George C Scott famously refused to attend the Academy
Awards, saying that every great dramatic performance was unique and couldn’t be
compared to another. To quote him later though, he went for the less measured,
“The whole thing is a goddamn meat parade. I don’t want any part of it”. His
portrayal of General George S. Patton in this remarkable film is indeed hard to
compare to other performances. The film’s seven Academy Awards tell us however
that when a comparison was attempted, it was favourable. Very favourable.

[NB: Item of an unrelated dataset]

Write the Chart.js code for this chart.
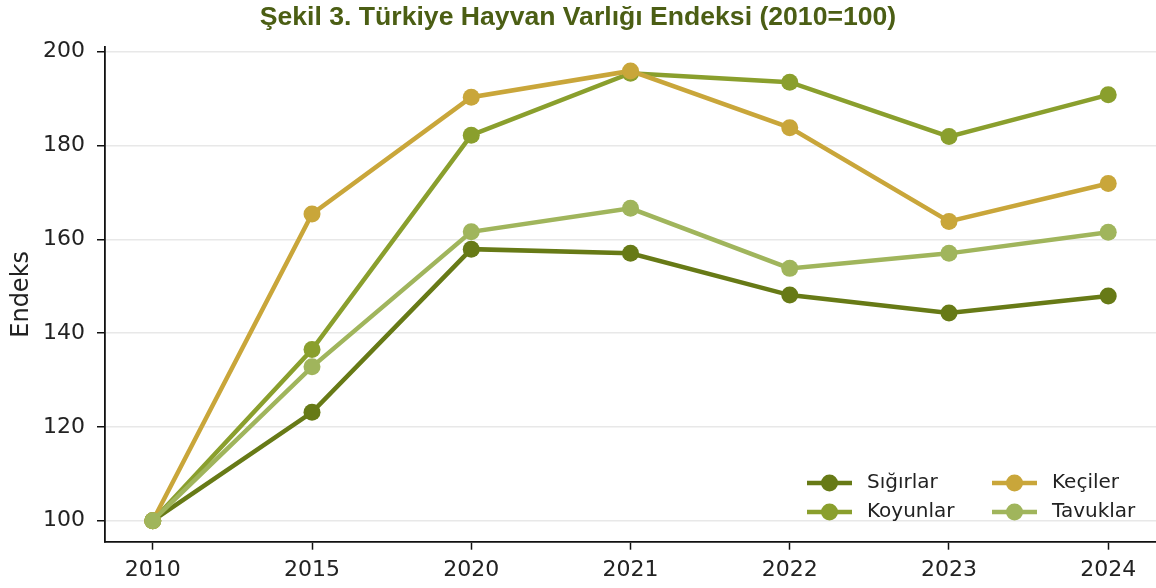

Since Patton’s 1970 release, the opening monologue delivered
in front of the stars and stripes, has been a defining moment in military
film-making. More impactful than any amount of not being able to “handle the
truth”, Scott delivers rhetoric designed to motivate his troops. He motivates
us too, to discover who – what - he is and how his plans and intentions will play out. Is he a
madman? Or a single-minded military genius? Patton takes us through the career of George S. Patton, focusing on World War 2 and his campaigns that took on Rommel, the German army and sometimes his own superiors.

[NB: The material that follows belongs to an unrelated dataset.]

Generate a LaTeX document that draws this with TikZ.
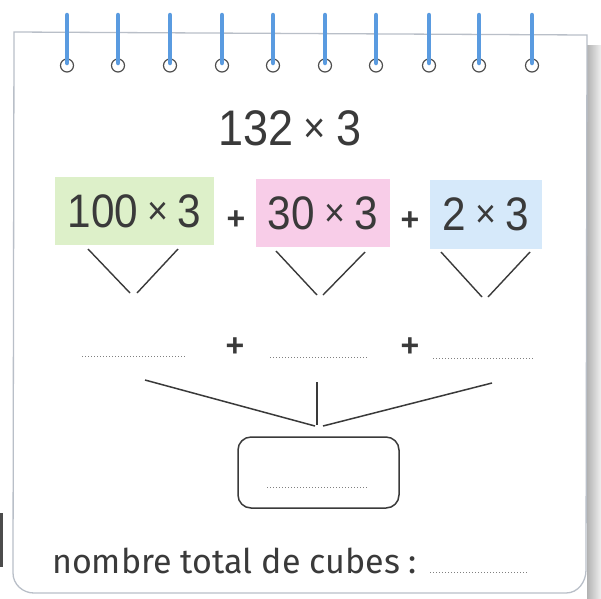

It’s said that half of the film’s budget was spent on buying
former Spanish military vehicles. If that’s true, it shows. Real explosions,
crashes and bombing raids seem to be in endless supply, adding a layer of grit
and realism that CGI just can’t achieve yet. Watch as Patton directs two
vehicular units through a muddy bottleneck – these are actual tanks and trucks
struggling through thick mud. Look closely and you’ll see a soldier standing on
the side of a vehicle narrowly avoid being crushed by a swinging tank turret.
He breathes in and dodges it by centimetres.

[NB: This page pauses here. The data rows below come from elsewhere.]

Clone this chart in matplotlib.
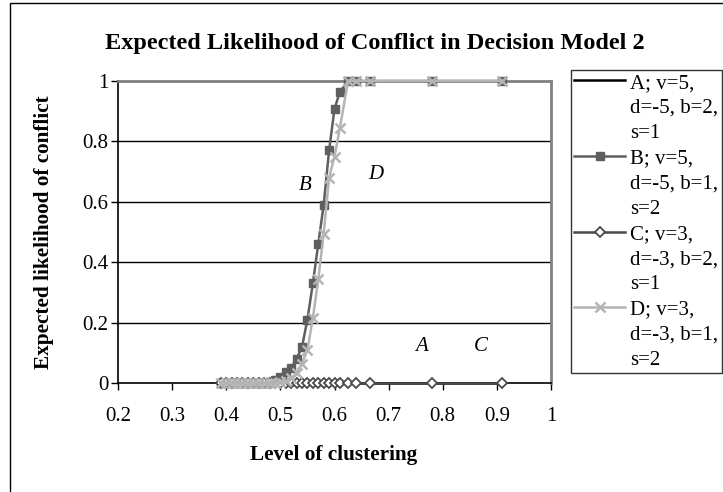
import matplotlib
matplotlib.use("Agg")
import matplotlib.pyplot as plt
from matplotlib.lines import Line2D
from matplotlib.patches import Rectangle

plt.rcParams['font.family'] = ['Liberation Serif', 'DejaVu Serif']

# ---- data ----
clustering = [0.39, 0.40, 0.41, 0.42, 0.43, 0.44, 0.45, 0.46, 0.47, 0.48, 0.49,
              0.50, 0.51, 0.52, 0.53, 0.54, 0.55, 0.56, 0.57, 0.58, 0.59, 0.60,
              0.61, 0.625, 0.64, 0.665, 0.78, 0.91]
series_a = [0.0] * 28
series_b = [0, 0, 0, 0, 0, 0, 0, 0, 0, 0.004, 0.01,
            0.02, 0.035, 0.05, 0.08, 0.12, 0.21, 0.33, 0.46, 0.59, 0.77, 0.908,
            0.964, 1, 1, 1, 1, 1]
series_c = [0.0] * 28
series_d = [0, 0, 0, 0, 0, 0, 0, 0, 0, 0, 0,
            0.003, 0.008, 0.015, 0.034, 0.064, 0.11, 0.215, 0.343, 0.495, 0.68, 0.75,
            0.845, 1, 1, 1, 1, 1]
legend_lines = {
    'A': ['A; v=5,', 'd=-5, b=2,', 's=1'],
    'B': ['B; v=5,', 'd=-5, b=1,', 's=2'],
    'C': ['C; v=3,', 'd=-3, b=2,', 's=1'],
    'D': ['D; v=3,', 'd=-3, b=1,', 's=2'],
}
x_ticks = [0.2, 0.3, 0.4, 0.5, 0.6, 0.7, 0.8, 0.9, 1.0]
x_ticklabels = ['0.2', '0.3', '0.4', '0.5', '0.6', '0.7', '0.8', '0.9', '1']
y_ticks = [0, 0.2, 0.4, 0.6, 0.8, 1.0]
y_ticklabels = ['0', '0.2', '0.4', '0.6', '0.8', '1']
curve_labels = [('B', 0.546, 0.655), ('D', 0.676, 0.69), ('A', 0.761, 0.12), ('C', 0.87, 0.12)]

W, H = 723, 492
fig = plt.figure(figsize=(W / 100, H / 100), dpi=100)
ax = fig.add_axes([118 / W, 1 - 383 / H, (551 - 118) / W, (383 - 81) / H])

fs = 15
ax.set_xlim(0.2, 1.0)
ax.set_ylim(0, 1.0)
for yv in y_ticks[1:-1]:
    ax.axhline(yv, color='black', lw=1.0, zorder=1)

colA, colB, colC, colD = '#000000', '#5f5f5f', '#4a4a4a', '#b4b4b4'
lA, = ax.plot(clustering, series_a, color=colA, lw=1.8, zorder=3, clip_on=False)
lB, = ax.plot(clustering, series_b, color=colB, lw=1.8, marker='s', ms=6,
              mfc=colB, mec=colB, zorder=4, clip_on=False)
lC, = ax.plot(clustering, series_c, color=colC, lw=1.8, marker='D', ms=5.5,
              mfc='white', mec=colC, mew=1.3, zorder=5, clip_on=False)
lD, = ax.plot(clustering, series_d, color=colD, lw=1.8, marker='x', ms=7,
              mec=colD, mew=1.8, zorder=6, clip_on=False)

for name, xv, yv in curve_labels:
    ax.text(xv, yv, name, fontsize=fs, style='italic', ha='center', va='center')

ax.set_xticks(x_ticks)
ax.set_xticklabels(x_ticklabels, fontsize=fs)
ax.set_yticks(y_ticks)
ax.set_yticklabels(y_ticklabels, fontsize=fs)
ax.tick_params(axis='x', direction='out', length=5, width=1, pad=12)
ax.tick_params(axis='y', direction='out', length=5, width=1, pad=2)

for s in ['top', 'right']:
    ax.spines[s].set_color('#808080')
    ax.spines[s].set_linewidth(2)
for s in ['left', 'bottom']:
    ax.spines[s].set_color('black')
    ax.spines[s].set_linewidth(1.2)

fig.text(375 / W, 1 - 43 / H, 'Expected Likelihood of Conflict in Decision Model 2',
         fontsize=17.5, fontweight='bold', ha='center', va='center')
fig.text(334 / W, 1 - 455 / H, 'Level of clustering', fontsize=15.3,
         fontweight='bold', ha='center', va='center')
fig.text(44 / W, 1 - 232 / H, 'Expected likelihood of conflict', fontsize=15.3,
         fontweight='bold', ha='center', va='center', rotation=90)

# outer chart border
fig.patches.append(Rectangle((10 / W, -0.2), 1.5, 1 - 3 / H + 0.2, fill=False,
                             ec='black', lw=1, transform=fig.transFigure))

# legend
blank = Line2D([], [], color='none')
handles, labels = [], []
for h, key in zip([lA, lB, lC, lD], ['A', 'B', 'C', 'D']):
    lines = legend_lines[key]
    handles += [h, blank, blank]
    labels += lines
leg = fig.legend(handles, labels, loc='upper left',
                 bbox_to_anchor=(571 / W, 1 - 70 / H), fontsize=fs,
                 frameon=True, fancybox=False, edgecolor='black',
                 borderpad=0.15, labelspacing=0.27, handlelength=2.45,
                 handletextpad=0.25, borderaxespad=0)
leg.get_frame().set_linewidth(1)

fig.savefig('out.png', dpi=100)
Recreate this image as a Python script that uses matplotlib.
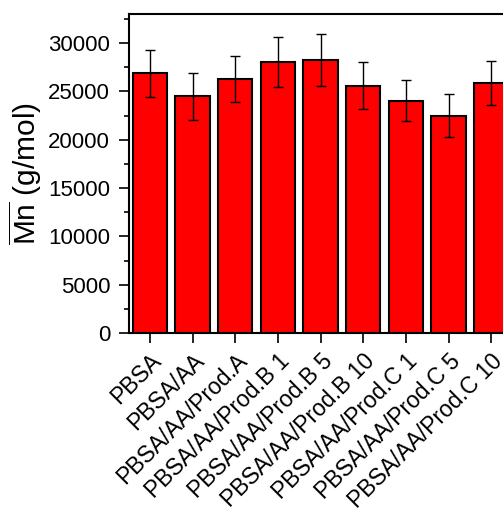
import matplotlib
matplotlib.use("Agg")
import matplotlib.pyplot as plt
from matplotlib.ticker import MultipleLocator
import numpy as np

samples = ["PBSA", "PBSA/AA", "PBSA/AA/Prod.A", "PBSA/AA/Prod.B 1",
           "PBSA/AA/Prod.B 5", "PBSA/AA/Prod.B 10", "PBSA/AA/Prod.C 1",
           "PBSA/AA/Prod.C 5", "PBSA/AA/Prod.C 10"]
mn_values = [26850, 24500, 26250, 28050, 28250, 25600, 24050, 22500, 25850]
mn_errors = [2400, 2420, 2380, 2580, 2690, 2420, 2150, 2190, 2280]

plt.rcParams['font.family'] = ['Liberation Sans', 'DejaVu Sans']
plt.rcParams['mathtext.fontset'] = 'custom'
plt.rcParams['mathtext.rm'] = 'Liberation Sans'
plt.rcParams['mathtext.it'] = 'Liberation Sans'

fig = plt.figure(figsize=(5.03, 5.08), dpi=100)
ax = fig.add_axes([0.2555, 0.3445, 0.7634, 0.6279])

x = np.arange(1, len(samples) + 1)
ax.bar(x, mn_values, width=0.8, color='#ff0000', edgecolor='black', linewidth=1.5, zorder=2)
ax.errorbar(x, mn_values, yerr=mn_errors, fmt='none', ecolor='black',
            elinewidth=1, capsize=3.6, capthick=1, zorder=3)

ax.set_xlim(0.5, 9.5)
ax.set_ylim(0, 33000)
ax.yaxis.set_major_locator(MultipleLocator(5000))
ax.yaxis.set_minor_locator(MultipleLocator(2500))
ax.set_xticks(x)
ax.set_xticklabels(samples, rotation=45, ha='right', rotation_mode='anchor', fontsize=16.5)

ax.tick_params(axis='y', which='major', direction='out', length=7.2, width=1.2,
               labelsize=16, pad=6, right=True)
ax.tick_params(axis='y', which='minor', direction='out', length=3.6, width=1.2, right=False)
ax.tick_params(axis='x', which='major', direction='out', length=7.2, width=1.2, pad=4.5)
# right-hand ticks point inwards (they poke in from the clipped spine)
for t in ax.yaxis.get_major_ticks():
    t.tick2line.set_marker(matplotlib.lines.TICKLEFT)
    t.tick2line.set_markersize(7.2)

for s in ax.spines.values():
    s.set_linewidth(1.5)

ax.set_ylabel(r'$\overline{\mathrm{Mn}}$ (g/mol)', fontsize=21.5, labelpad=3)

fig.savefig("out.png", dpi=100)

Patton is a perfectly-paced film. It never bores, but
manages to impart detail levels that mean you feel involved and informed.
There’s one transition that seemed odd, as Patton decides to go to Sicily. The
sets involved are very similar and my wife and I turned to each other, saying
”Oh! He’s in Sicily now!”. A second viewing would remove this confusion but
notably, it’s the only moment when I didn’t feel powerfully aware of the
geography.
The film is based on the memoirs of General Omar N Bradley,
who served alongside General Patton.
Bradley is superbly depicted by Karl Malden. In the film, they’re depicted as
friends, though in reality the two didn’t get along. We are left to trust the
representation of each of them as realistic and their dynamic is a believable
one that regularly helps to drive the plot forward.
I’m no buff on the finer technical aspects of movie-making, but I can recognise great photography when it is as obvious as in Patton. Avoiding the usual military clichés, the visuals are stunningly shot. My LED TV made some of the blood look a little too red (I have my settings on the recommendations found on AV Forum to closely match the colour mix from the majority of movies), but it’s not something you’ll be distracted by. The battlefield shots are grand, yet compact (my mental image of huge battlefields is almost always too vast and the intimacy of infantry-based warfare was often played out in relatively small valleys, fields or of course, beaches), the action sequences suggest real jeopardy and the dialogue-heavy sections are involving and clear.